◆ **PROMPT**
Begin at the first line of the data and copy each line through the one containing "-0.382, -0.405, -0.43]", that line included, with no pictures.

◆ **PROVIDED DATA**
..............................
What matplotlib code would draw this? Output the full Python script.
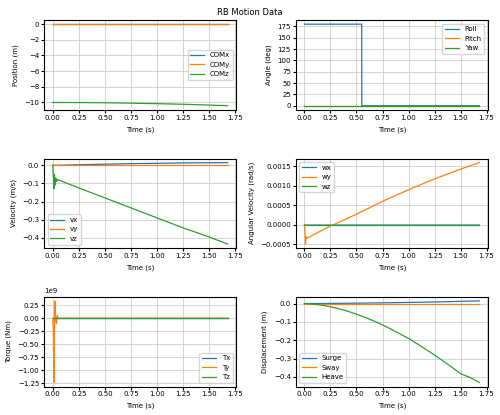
import matplotlib
matplotlib.use("Agg")
import matplotlib.pyplot as plt
from matplotlib.ticker import MultipleLocator

# Position
t_pos = [0.0, 0.25, 0.5, 0.75, 1.0, 1.25, 1.5, 1.68]
comx = [0.0, 0.0, 0.0, 0.0, 0.0, 0.0, 0.0, 0.0]
comy = [0.0, 0.0, 0.0, 0.0, 0.0, 0.0, 0.0, 0.0]
comz = [-10.0, -10.01, -10.04, -10.09, -10.15, -10.23, -10.33, -10.41]

# Angles
t_ang = [0.0, 0.55, 0.551, 1.68]
roll = [180.0, 180.0, 0.0, 0.0]
pitch = [0.0, 0.0, 0.0, 0.0]
yaw = [0.0, 0.0, 0.0, 0.0]

# Velocity
t_vel = [0.0, 0.005, 0.01, 0.015, 0.02, 0.025, 0.03, 0.035, 0.04, 0.05, 0.25, 0.5, 0.75, 1.0, 1.25, 1.5, 1.68]
vx = [0.0, 0.0, 0.0, 0.0, 0.0, 0.0, 0.0, 0.0, 0.0, 0.0, 0.003, 0.006, 0.009, 0.011, 0.013, 0.014, 0.015]
vy = [0.0] * 17
vz = [0.0, -0.06, -0.13, -0.05, -0.11, -0.07, -0.09, -0.075, -0.085, -0.08, -0.125, -0.18, -0.235, -0.29, -0.345, -0.395, -0.435]

# Angular velocity
t_w = [0.0, 0.005, 0.01, 0.015, 0.02, 0.03, 0.25, 0.28, 0.5, 0.75, 1.0, 1.25, 1.5, 1.68]
wx = [0.0] * 14
wy = [0.0, -0.0002, -0.0005, -0.0003, -0.00036, -0.00034, -0.00003, 0.0, 0.00027, 0.0006, 0.0009, 0.00118, 0.00143, 0.0016]
wz = [0.0, -0.000005, -0.00001, -0.00001, -0.00001, -0.00001, -0.00001, -0.00001, -0.00001, -0.00001, -0.00001, -0.00001, -0.00001, -0.00001]

# Torque
t_tq = [0.0, 0.005, 0.01, 0.015, 0.02, 0.025, 0.03, 0.035, 0.04, 0.045, 0.05, 1.68]
tx = [0.0] * 12
ty = [0.0, -0.3e9, -1.23e9, -0.2e9, 0.33e9, 0.1e9, -0.05e9, -0.1e9, 0.02e9, 0.05e9, 0.0, 0.0]
tz = [0.0] * 12

# Displacement
t_d = [0.0, 0.1, 0.2, 0.3, 0.4, 0.5, 0.6, 0.7, 0.8, 0.9, 1.0, 1.1, 1.2, 1.3, 1.4, 1.5, 1.6, 1.68]
surge = [0.0, 0.0002, 0.0005, 0.001, 0.0015, 0.002, 0.0027, 0.0035, 0.0043, 0.0052, 0.006, 0.007, 0.008, 0.0092, 0.0105, 0.012, 0.0132, 0.014]
sway = [0.0] * 18
heave = [0.0, -0.004, -0.012, -0.024, -0.039, -0.058, -0.079, -0.103, -0.13, -0.16, -0.19, -0.225, -0.262, -0.3, -0.34, -0.382, -0.405, -0.43]

plt.rcParams["lines.linewidth"] = 0.9
fig, axs = plt.subplots(3, 2, figsize=(5, 4.15), dpi=100)
fs = 5
def setup(ax, ylabel, loc, ystep=None):
    ax.set_xlabel("Time (s)", fontsize=fs)
    ax.set_ylabel(ylabel, fontsize=fs)
    ax.tick_params(labelsize=fs, length=2, pad=1.5)
    ax.yaxis.get_offset_text().set_fontsize(fs)
    ax.grid(True, color="#cccccc", linewidth=0.6)
    ax.legend(fontsize=fs, loc=loc)
    ax.set_xticks([0, 0.25, 0.5, 0.75, 1.0, 1.25, 1.5, 1.75])
    if ystep:
        ax.yaxis.set_major_locator(MultipleLocator(ystep))

ax = axs[0, 0]
ax.plot(t_pos, comx, label="COMx"); ax.plot(t_pos, comy, label="COMy"); ax.plot(t_pos, comz, label="COMz")
setup(ax, "Position (m)", "center right", 2)
ax = axs[0, 1]
ax.plot(t_ang, roll, label="Roll"); ax.plot(t_ang, pitch, label="Pitch"); ax.plot(t_ang, yaw, label="Yaw")
setup(ax, "Angle (deg)", "upper right", 25)
ax = axs[1, 0]
ax.plot(t_vel, vx, label="vx"); ax.plot(t_vel, vy, label="vy"); ax.plot(t_vel, vz, label="vz")
setup(ax, "Velocity (m/s)", "lower left", 0.1)
ax = axs[1, 1]
ax.plot(t_w, wx, label="wx"); ax.plot(t_w, wy, label="wy"); ax.plot(t_w, wz, label="wz")
setup(ax, "Angular Velocity (rad/s)", "upper left", 0.0005)
ax = axs[2, 0]
ax.plot(t_tq, tx, label="Tx"); ax.plot(t_tq, ty, label="Ty"); ax.plot(t_tq, tz, label="Tz")
setup(ax, "Torque (Nm)", "lower right", 0.25e9)
ax = axs[2, 1]
ax.plot(t_d, surge, label="Surge"); ax.plot(t_d, sway, label="Sway"); ax.plot(t_d, heave, label="Heave")
setup(ax, "Displacement (m)", "lower left", 0.1)

fig.suptitle("RB Motion Data", fontsize=6)
fig.tight_layout(pad=0.4, h_pad=1.2)
fig.savefig("out.png", dpi=100)
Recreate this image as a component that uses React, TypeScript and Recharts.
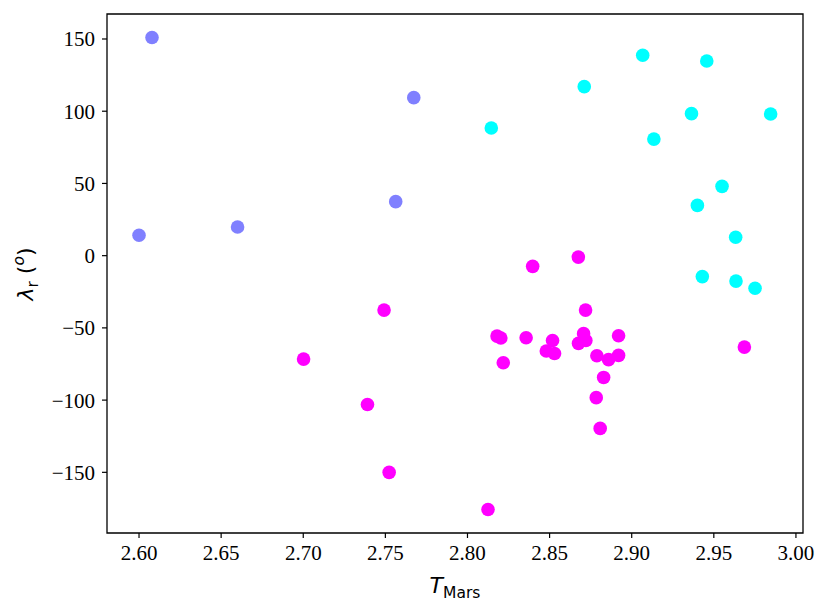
import React from 'react'
import { ScatterChart, Scatter, XAxis, YAxis, ReferenceArea } from 'recharts'

const X_TICKS = [2.6, 2.65, 2.7, 2.75, 2.8, 2.85, 2.9, 2.95, 3.0]
const Y_TICKS = [-150, -100, -50, 0, 50, 100, 150]
const X_DOMAIN = [2.5805, 3.0043]
const Y_DOMAIN = [-192, 167.3]

// three groups, coloured by the "cool" colormap
const blueT = [2.6079, 2.6, 2.66, 2.7563, 2.7673]
const blueLambda = [151, 14.1, 19.8, 37.4, 109.4]

const cyanT = [2.8145, 2.8711, 2.9067, 2.9457, 2.9364, 2.9846, 2.9135, 2.955, 2.94, 2.9633, 2.943, 2.9635, 2.9751]
const cyanLambda = [88.4, 117, 138.7, 134.8, 98.3, 98.1, 80.7, 48, 34.8, 12.7, -14.5, -17.6, -22.6]

const magentaT = [
  2.8397, 2.8675, 2.7492, 2.7002, 2.7391, 2.7523, 2.8719, 2.818, 2.8203, 2.8357, 2.8518, 2.8707,
  2.8721, 2.8676, 2.892, 2.848, 2.853, 2.8218, 2.8788, 2.8859, 2.892, 2.8829, 2.8784, 2.8808,
  2.9686, 2.8125,
]
const magentaLambda = [
  -7.4, -1.0, -37.7, -71.6, -103, -150, -37.7, -55.7, -57, -56.8, -58.7, -54,
  -58.7, -60.7, -55.4, -66, -67.7, -74.1, -69.3, -72, -69, -84.3, -98.3, -119.6,
  -63.3, -175.7,
]

const zip = (t: number[], l: number[]) => t.map((x, i) => ({ t: x, lambda: l[i] }))

const dot = (fill: string) => (props: any) => (
  <circle cx={props.cx} cy={props.cy} r={6.8} fill={fill} />
)

const yFmt = (v: number) => (v < 0 ? '\u2212' + Math.abs(v) : String(v))

const tickStyle = { fill: '#000', fontSize: 21, fontFamily: 'Liberation Serif' }

const XLabel = () => (
  <text x={455} y={593} textAnchor="middle" fontFamily="DejaVu Sans" fill="#000">
    <tspan fontSize={22} fontStyle="italic">T</tspan>
    <tspan fontSize={15.5} dy={5}>Mars</tspan>
  </text>
)

const YLabel = () => (
  <text
    x={0}
    y={0}
    transform="translate(33 274) rotate(-90)"
    textAnchor="middle"
    fontFamily="DejaVu Sans"
    fill="#000"
  >
    <tspan fontSize={22} fontStyle="italic">λ</tspan>
    <tspan fontSize={15.5} dy={5}>r</tspan>
    <tspan fontSize={22} dy={-5}> (</tspan>
    <tspan fontSize={15.5} fontStyle="italic" dy={-9}>o</tspan>
    <tspan fontSize={22} dy={9}>)</tspan>
  </text>
)

export default function App() {
  return (
    <div style={{ position: 'absolute', left: 0, top: 0, background: '#fff' }}>
      <ScatterChart width={831} height={613} margin={{ top: 14, right: 28, bottom: 0, left: 0 }}>
        <XAxis
          type="number"
          dataKey="t"
          domain={X_DOMAIN}
          ticks={X_TICKS}
          tickFormatter={(v: number) => v.toFixed(2)}
          allowDataOverflow
          height={80}
          axisLine={false}
          tickLine={{ stroke: '#000', strokeWidth: 1.2 }}
          tickSize={5}
          tickMargin={7}
          tick={tickStyle}
          label={{ content: XLabel }}
        />
        <YAxis
          type="number"
          dataKey="lambda"
          domain={Y_DOMAIN}
          ticks={Y_TICKS}
          tickFormatter={yFmt}
          allowDataOverflow
          width={107}
          axisLine={false}
          tickLine={{ stroke: '#000', strokeWidth: 1.2 }}
          tickSize={5}
          tickMargin={7}
          tick={tickStyle}
          label={{ content: YLabel }}
        />
        <ReferenceArea
          x1={X_DOMAIN[0]}
          x2={X_DOMAIN[1]}
          y1={Y_DOMAIN[0]}
          y2={Y_DOMAIN[1]}
          fill="none"
          stroke="#000"
          strokeWidth={1.3}
          fillOpacity={0}
          strokeOpacity={1}
        />
        <Scatter data={zip(blueT, blueLambda)} shape={dot('#8080ff')} isAnimationActive={false} />
        <Scatter data={zip(cyanT, cyanLambda)} shape={dot('#00ffff')} isAnimationActive={false} />
        <Scatter data={zip(magentaT, magentaLambda)} shape={dot('#ff00ff')} isAnimationActive={false} />
      </ScatterChart>
    </div>
  )
}
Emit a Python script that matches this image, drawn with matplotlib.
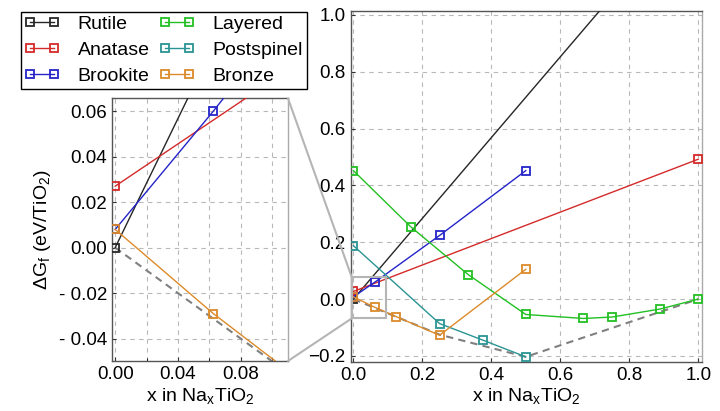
import matplotlib
matplotlib.use("Agg")
import matplotlib.pyplot as plt
from matplotlib.patches import Rectangle, ConnectionPatch
from matplotlib.ticker import MultipleLocator, FuncFormatter

plt.rcParams['font.family'] = ['Liberation Sans', 'DejaVu Sans']
plt.rcParams['mathtext.fontset'] = 'custom'
plt.rcParams['mathtext.rm'] = 'Liberation Sans'
plt.rcParams['mathtext.it'] = 'Liberation Sans:italic'

# ---- data ----
rutile_x = [0.0, 1.0]
rutile_y = [0.0, 1.42]
anatase_x = [0.0, 1.0]
anatase_y = [0.027, 0.492]
brookite_x = [0.0, 0.0625, 0.25, 0.5]
brookite_y = [0.008, 0.060, 0.224, 0.452]
layered_x = [0.0, 0.1667, 0.3333, 0.5, 0.6667, 0.75, 0.8889, 1.0]
layered_y = [0.452, 0.254, 0.086, -0.054, -0.068, -0.063, -0.035, 0.0]
postspinel_x = [0.0, 0.25, 0.375, 0.5]
postspinel_y = [0.188, -0.086, -0.144, -0.203]
bronze_x = [0.0, 0.0625, 0.125, 0.25, 0.5]
bronze_y = [0.008, -0.029, -0.062, -0.127, 0.105]
hull_x = [0.0, 0.25, 0.5, 1.0]
hull_y = [0.0, -0.125, -0.203, 0.0]

series = [
    ("Rutile", rutile_x, rutile_y, "#262626"),
    ("Anatase", anatase_x, anatase_y, "#d42a2a"),
    ("Brookite", brookite_x, brookite_y, "#2424c8"),
    ("Layered", layered_x, layered_y, "#22c022"),
    ("Postspinel", postspinel_x, postspinel_y, "#2a9494"),
    ("Bronze", bronze_x, bronze_y, "#dc8a2a"),
]

fig = plt.figure(figsize=(7.2, 4.11), dpi=100)
ax = fig.add_axes([0.487, 0.12, 0.4875, 0.853])
axi = fig.add_axes([0.1556, 0.1217, 0.2444, 0.639])

handles = []
for a in (ax, axi):
    for name, xs, ys, c in series:
        h, = a.plot(xs, ys, color=c, lw=1.0, marker='s', ms=5.5, mfc='none',
                    mec=c, mew=1.3, label=name, zorder=3)
        if a is ax:
            handles.append(h)
    a.plot(hull_x, hull_y, color='#808080', lw=1.5, ls=(0, (3.5, 2.5)), zorder=2)
    a.grid(True, which='both', color='#b8b8b8', ls=(0, (4, 4)), lw=0.8)
    a.tick_params(direction='in', labelsize=13.5, length=3, colors='#333333')
    a.tick_params(labelcolor='black')
    for s in a.spines.values():
        s.set_color('#555555')
        s.set_linewidth(1.0)
    a.spines['right'].set_color('#aaaaaa')
    a.set_xlabel(r"x in Na$_\mathregular{x}$TiO$_2$", fontsize=14, labelpad=2)

ax.set_xlim(-0.008, 1.01)
ax.set_ylim(-0.22, 1.013)
ax.xaxis.set_major_locator(MultipleLocator(0.2))
ax.yaxis.set_major_locator(MultipleLocator(0.2))
ax.xaxis.set_major_formatter(FuncFormatter(lambda v, p: f"{v:.1f}".replace('-', '\u2212')))
ax.yaxis.set_major_formatter(FuncFormatter(lambda v, p: f"{v:.1f}".replace('-', '\u2212')))

axi.set_xlim(-0.002, 0.11)
axi.set_ylim(-0.0498, 0.0656)
axi.xaxis.set_major_locator(MultipleLocator(0.04))
axi.xaxis.set_minor_locator(MultipleLocator(0.02))
axi.yaxis.set_major_locator(MultipleLocator(0.02))
axi.xaxis.set_major_formatter(FuncFormatter(lambda v, p: f"{v:.2f}"))
axi.yaxis.set_major_formatter(FuncFormatter(
    lambda v, p: (f"- {abs(v):.2f}" if v < -1e-9 else f"{abs(v):.2f}")))
axi.tick_params(which='minor', direction='in', length=2)
axi.set_ylabel(r"$\Delta$G$_\mathregular{f}$ (eV/TiO$_2$)", fontsize=14, labelpad=4)

# zoom box in main axes
rect = Rectangle((-0.005, -0.068), 0.1, 0.146, fill=False, ec='#b5b5b5', lw=1.5, zorder=4)
ax.add_patch(rect)
for (xa, ya), (xb, yb) in [((1, 1), (-0.005, 0.078)), ((1, 0), (-0.005, -0.068))]:
    con = ConnectionPatch(xyA=(xa, ya), coordsA=axi.transAxes,
                          xyB=(xb, yb), coordsB=ax.transData,
                          color='#b5b5b5', lw=1.5)
    fig.add_artist(con)

leg = fig.legend(handles=handles, ncol=2, loc='upper left',
                 bbox_to_anchor=(0.0288, 0.9715), borderaxespad=0,
                 fontsize=14, numpoints=2,
                 handlelength=1.8, columnspacing=0.5, handletextpad=0.93,
                 labelspacing=0.42, borderpad=0.2, fancybox=False,
                 edgecolor='black', framealpha=1)
leg.get_frame().set_linewidth(1.0)

fig.savefig("out.png", dpi=100)
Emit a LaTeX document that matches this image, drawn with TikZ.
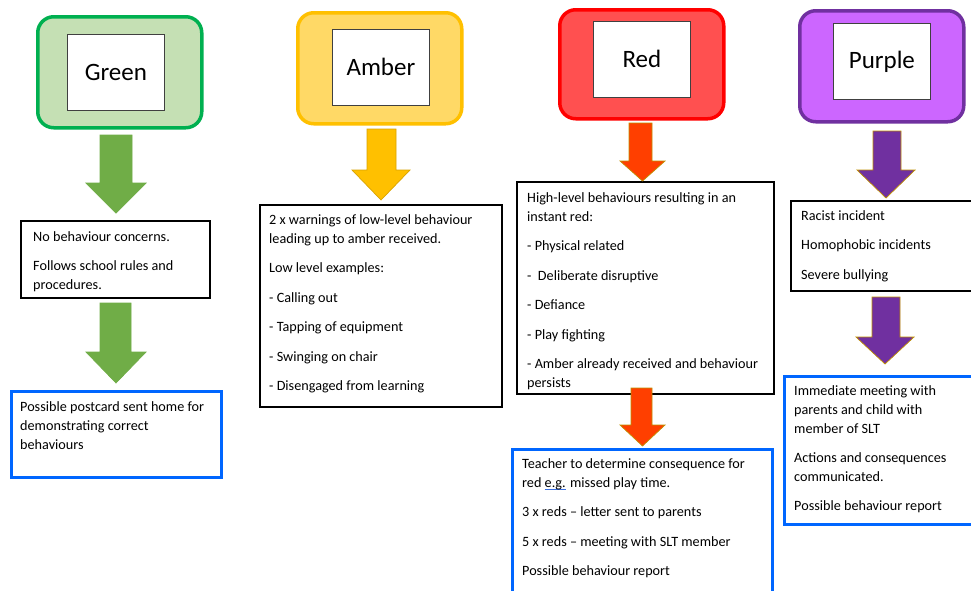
\documentclass[tikz,border=0pt]{standalone}
\usepackage{fontspec}
\setmainfont{Carlito}
\definecolor{gfill}{HTML}{C5E0B4}
\definecolor{gline}{HTML}{00B050}
\definecolor{garrow}{HTML}{70AD47}
\definecolor{afill}{HTML}{FFD966}
\definecolor{aline}{HTML}{FFC000}
\definecolor{aarrow}{HTML}{FFC000}
\definecolor{aedge}{HTML}{D9A300}
\definecolor{rfill}{HTML}{FF5050}
\definecolor{rline}{HTML}{FF0000}
\definecolor{rarrow}{HTML}{FF3F00}
\definecolor{pfill}{HTML}{CC66FF}
\definecolor{pline}{HTML}{7030A0}
\definecolor{parrow}{HTML}{7030A0}
\definecolor{goldedge}{HTML}{C09000}
\definecolor{myblue}{HTML}{0066FF}
\definecolor{ulblue}{HTML}{3A6FE0}
\newsavebox\egbox
\newcommand\blueul[1]{\sbox\egbox{#1}\rlap{\textcolor{ulblue}{\rule[-2.8pt]{\wd\egbox}{0.8pt}}}#1}
% fill, edge, shaft left, shaft right, top, neck, head left, head right, tip
\newcommand\blockarrow[9]{%
  \filldraw[fill=#1,draw=#2,line width=0.7pt] (#3,#5) -- (#4,#5) -- (#4,#6) -- (#8,#6) -- ({(#7+#8)/2},#9) -- (#7,#6) -- (#3,#6) -- cycle;}
\begin{document}
\begin{tikzpicture}[x=1pt,y=-1pt,
  hdr/.style={rounded corners=16pt, line width=3.5pt, minimum width=164pt, minimum height=111pt, anchor=north west, inner sep=0pt},
  lbl/.style={draw=black!75, line width=0.8pt, fill=white, minimum width=97pt, minimum height=76pt, anchor=north west, inner sep=0pt, font=\fontsize{25}{30}\selectfont},
  box/.style={draw=black, line width=1.8pt, anchor=north west, inner sep=0pt},
  bbox/.style={draw=myblue, line width=2.8pt, anchor=north west, inner sep=0pt},
  txt/.style={anchor=north west, inner sep=0pt, align=left, font=\fontsize{14.2}{18.8}\selectfont},
]
\useasboundingbox (0,0) rectangle (971,590);
\fill[white] (0,0) rectangle (971,590);
\clip (0,0) rectangle (971,590);

% ---------------- Green ----------------
\node[hdr, draw=gline, fill=gfill] (gO) at (36,15) {};
\node[lbl] (gI) at (67,34) {Green};
\node[box, minimum width=189pt, minimum height=77pt] (gB1) at (20,220) {};
\node[txt] (gT1) at (33,231.4) {No behaviour concerns.\\[10.5pt]Follows school rules and\\procedures.};
\node[bbox, minimum width=210pt, minimum height=86pt] (gB2) at (10,390) {};
\node[txt] (gT2) at (20,401.4) {Possible postcard sent home for\\demonstrating correct\\behaviours};
\blockarrow{garrow}{garrow}{100}{132}{135}{183}{86}{146}{213}
\blockarrow{garrow}{garrow}{100}{131}{303}{352}{86}{146}{383}

% ---------------- Amber ----------------
\node[hdr, draw=aline, fill=afill] (aO) at (296,11) {};
\node[lbl] (aI) at (332,29) {Amber};
\node[box, minimum width=242pt, minimum height=202pt] (aB1) at (259,204) {};
\node[txt] (aT1) at (269,214.4) {2 x warnings of low-level behaviour\\leading up to amber received.\\[10.7pt]Low level examples:\\[10.7pt]- Calling out\\[10.7pt]- Tapping of equipment\\[10.7pt]- Swinging on chair\\[10.7pt]- Disengaged from learning};
\blockarrow{aarrow}{aedge}{367}{396}{129}{170}{352}{410}{200}

% ---------------- Red ----------------
\node[hdr, draw=rline, fill=rfill, minimum height=109pt] (rO) at (558,8) {};
\node[lbl] (rI) at (593,21) {Red};
\node[box, minimum width=257pt, minimum height=212pt] (rB1) at (516,181) {};
\node[txt] (rT1) at (527,192.4) {High-level behaviours resulting in an\\instant red:\\[10.7pt]- Physical related\\[10.7pt]-\ \ Deliberate disruptive\\[10.7pt]- Defiance\\[10.7pt]- Play fighting\\[10.7pt]- Amber already received and behaviour\\persists};
\node[bbox, minimum width=260pt, minimum height=160pt] (rB2) at (511,448) {};
\node[txt] (rT2) at (522,458.4) {Teacher to determine consequence for\\red \blueul{e.g.} missed play time.\\[10.7pt]3 x reds – letter sent to parents\\[10.7pt]5 x reds – meeting with SLT member\\[10.7pt]Possible behaviour report};
\blockarrow{rarrow}{goldedge}{629}{652}{123}{161}{620}{665}{181}
\blockarrow{rarrow}{goldedge}{631}{652}{388}{425}{620}{665}{446}

% ---------------- Purple ----------------
\node[hdr, draw=pline, fill=pfill] (pO) at (798,9) {};
\node[lbl] (pI) at (833,23) {Purple};
\node[box, minimum width=200pt, minimum height=90pt] (pB1) at (790,200) {};
\node[txt] (pT1) at (801,210.4) {Racist incident\\[10.7pt]Homophobic incidents\\[10.7pt]Severe bullying};
\node[bbox, minimum width=210pt, minimum height=148pt] (pB2) at (783,375) {};
\node[txt] (pT2) at (794,385.4) {Immediate meeting with\\parents and child with\\member of SLT\\[10.7pt]Actions and consequences\\communicated.\\[10.7pt]Possible behaviour report};
\blockarrow{parrow}{goldedge}{873}{901}{131}{170}{857}{915}{198}
\blockarrow{parrow}{goldedge}{872}{900}{297}{337}{856}{914}{364}
\end{tikzpicture}
\end{document}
..............................
◆ **EXERCISE ANSWER**
What matplotlib code would draw this? Output the full Python script.
import matplotlib
matplotlib.use("Agg")
import matplotlib.pyplot as plt
from matplotlib.ticker import MultipleLocator

# Position
t_pos = [0.0, 0.25, 0.5, 0.75, 1.0, 1.25, 1.5, 1.68]
comx = [0.0, 0.0, 0.0, 0.0, 0.0, 0.0, 0.0, 0.0]
comy = [0.0, 0.0, 0.0, 0.0, 0.0, 0.0, 0.0, 0.0]
comz = [-10.0, -10.01, -10.04, -10.09, -10.15, -10.23, -10.33, -10.41]

# Angles
t_ang = [0.0, 0.55, 0.551, 1.68]
roll = [180.0, 180.0, 0.0, 0.0]
pitch = [0.0, 0.0, 0.0, 0.0]
yaw = [0.0, 0.0, 0.0, 0.0]

# Velocity
t_vel = [0.0, 0.005, 0.01, 0.015, 0.02, 0.025, 0.03, 0.035, 0.04, 0.05, 0.25, 0.5, 0.75, 1.0, 1.25, 1.5, 1.68]
vx = [0.0, 0.0, 0.0, 0.0, 0.0, 0.0, 0.0, 0.0, 0.0, 0.0, 0.003, 0.006, 0.009, 0.011, 0.013, 0.014, 0.015]
vy = [0.0] * 17
vz = [0.0, -0.06, -0.13, -0.05, -0.11, -0.07, -0.09, -0.075, -0.085, -0.08, -0.125, -0.18, -0.235, -0.29, -0.345, -0.395, -0.435]

# Angular velocity
t_w = [0.0, 0.005, 0.01, 0.015, 0.02, 0.03, 0.25, 0.28, 0.5, 0.75, 1.0, 1.25, 1.5, 1.68]
wx = [0.0] * 14
wy = [0.0, -0.0002, -0.0005, -0.0003, -0.00036, -0.00034, -0.00003, 0.0, 0.00027, 0.0006, 0.0009, 0.00118, 0.00143, 0.0016]
wz = [0.0, -0.000005, -0.00001, -0.00001, -0.00001, -0.00001, -0.00001, -0.00001, -0.00001, -0.00001, -0.00001, -0.00001, -0.00001, -0.00001]

# Torque
t_tq = [0.0, 0.005, 0.01, 0.015, 0.02, 0.025, 0.03, 0.035, 0.04, 0.045, 0.05, 1.68]
tx = [0.0] * 12
ty = [0.0, -0.3e9, -1.23e9, -0.2e9, 0.33e9, 0.1e9, -0.05e9, -0.1e9, 0.02e9, 0.05e9, 0.0, 0.0]
tz = [0.0] * 12

# Displacement
t_d = [0.0, 0.1, 0.2, 0.3, 0.4, 0.5, 0.6, 0.7, 0.8, 0.9, 1.0, 1.1, 1.2, 1.3, 1.4, 1.5, 1.6, 1.68]
surge = [0.0, 0.0002, 0.0005, 0.001, 0.0015, 0.002, 0.0027, 0.0035, 0.0043, 0.0052, 0.006, 0.007, 0.008, 0.0092, 0.0105, 0.012, 0.0132, 0.014]
sway = [0.0] * 18
heave = [0.0, -0.004, -0.012, -0.024, -0.039, -0.058, -0.079, -0.103, -0.13, -0.16, -0.19, -0.225, -0.262, -0.3, -0.34, -0.382, -0.405, -0.43]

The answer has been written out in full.